Problem details:
Give every line of the data again, unchanged, but with no pictures.

━━━━━━━━

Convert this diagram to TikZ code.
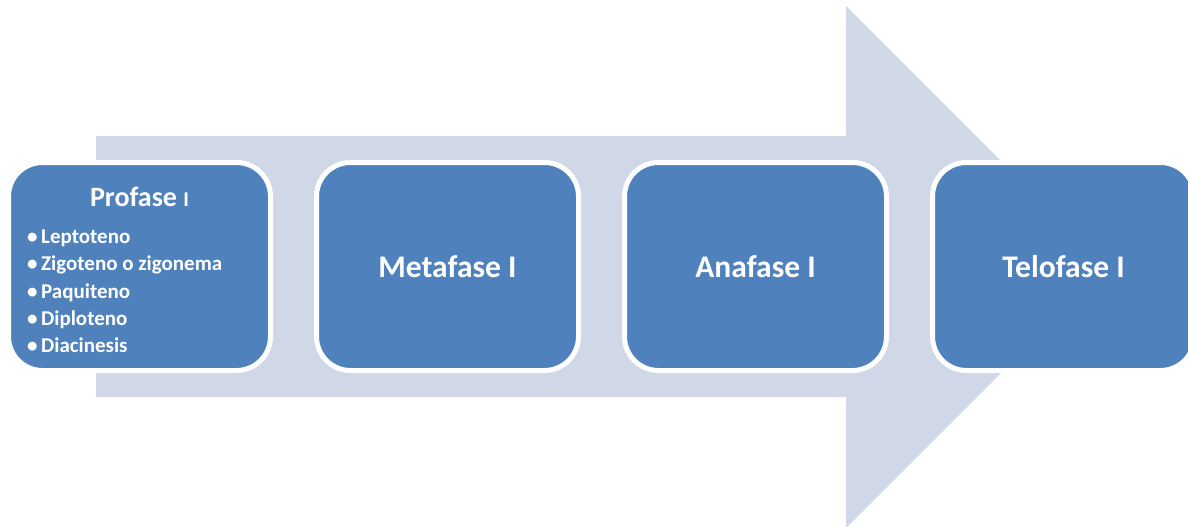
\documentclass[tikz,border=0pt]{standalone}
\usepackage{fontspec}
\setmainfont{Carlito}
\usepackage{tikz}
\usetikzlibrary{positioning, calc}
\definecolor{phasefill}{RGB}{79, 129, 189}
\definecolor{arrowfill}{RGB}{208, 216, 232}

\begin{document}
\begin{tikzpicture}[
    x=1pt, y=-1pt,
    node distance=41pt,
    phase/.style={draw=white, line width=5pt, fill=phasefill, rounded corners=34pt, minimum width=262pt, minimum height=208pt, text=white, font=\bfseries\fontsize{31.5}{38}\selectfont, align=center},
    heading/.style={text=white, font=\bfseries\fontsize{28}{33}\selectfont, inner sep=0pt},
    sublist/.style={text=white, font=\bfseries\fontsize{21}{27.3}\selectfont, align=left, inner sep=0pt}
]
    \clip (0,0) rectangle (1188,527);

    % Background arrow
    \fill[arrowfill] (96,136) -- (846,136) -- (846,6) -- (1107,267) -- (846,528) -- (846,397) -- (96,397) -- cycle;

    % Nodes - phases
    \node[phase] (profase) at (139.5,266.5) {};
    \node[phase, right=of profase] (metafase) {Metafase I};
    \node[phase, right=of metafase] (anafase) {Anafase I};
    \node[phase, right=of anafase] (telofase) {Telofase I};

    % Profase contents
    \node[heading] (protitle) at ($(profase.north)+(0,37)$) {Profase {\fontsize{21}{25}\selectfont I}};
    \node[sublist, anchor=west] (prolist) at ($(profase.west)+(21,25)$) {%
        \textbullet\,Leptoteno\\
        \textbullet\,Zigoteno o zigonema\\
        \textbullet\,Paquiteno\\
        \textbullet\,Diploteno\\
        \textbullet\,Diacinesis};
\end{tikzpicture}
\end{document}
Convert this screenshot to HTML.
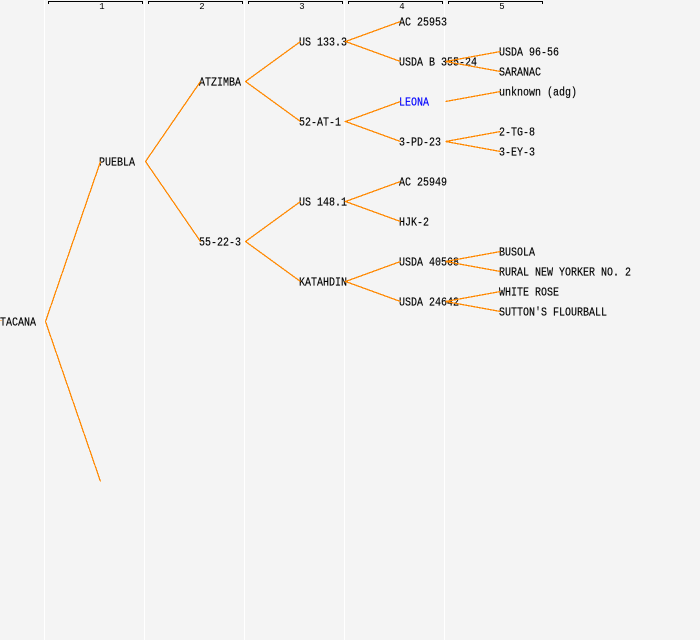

━━━━━━━━

Response to this task:
Convert this diagram to TikZ code.
\documentclass[tikz,border=0pt]{standalone}
\usepackage{fontspec}
\setmainfont{Carlito}
\usepackage{tikz}
\usetikzlibrary{positioning, calc}
\definecolor{phasefill}{RGB}{79, 129, 189}
\definecolor{arrowfill}{RGB}{208, 216, 232}

\begin{document}
\begin{tikzpicture}[
    x=1pt, y=-1pt,
    node distance=41pt,
    phase/.style={draw=white, line width=5pt, fill=phasefill, rounded corners=34pt, minimum width=262pt, minimum height=208pt, text=white, font=\bfseries\fontsize{31.5}{38}\selectfont, align=center},
    heading/.style={text=white, font=\bfseries\fontsize{28}{33}\selectfont, inner sep=0pt},
    sublist/.style={text=white, font=\bfseries\fontsize{21}{27.3}\selectfont, align=left, inner sep=0pt}
]
    \clip (0,0) rectangle (1188,527);

    % Background arrow
    \fill[arrowfill] (96,136) -- (846,136) -- (846,6) -- (1107,267) -- (846,528) -- (846,397) -- (96,397) -- cycle;

    % Nodes - phases
    \node[phase] (profase) at (139.5,266.5) {};
    \node[phase, right=of profase] (metafase) {Metafase I};
    \node[phase, right=of metafase] (anafase) {Anafase I};
    \node[phase, right=of anafase] (telofase) {Telofase I};

    % Profase contents
    \node[heading] (protitle) at ($(profase.north)+(0,37)$) {Profase {\fontsize{21}{25}\selectfont I}};
    \node[sublist, anchor=west] (prolist) at ($(profase.west)+(21,25)$) {%
        \textbullet\,Leptoteno\\
        \textbullet\,Zigoteno o zigonema\\
        \textbullet\,Paquiteno\\
        \textbullet\,Diploteno\\
        \textbullet\,Diacinesis};
\end{tikzpicture}
\end{document}
Convert this screenshot to HTML.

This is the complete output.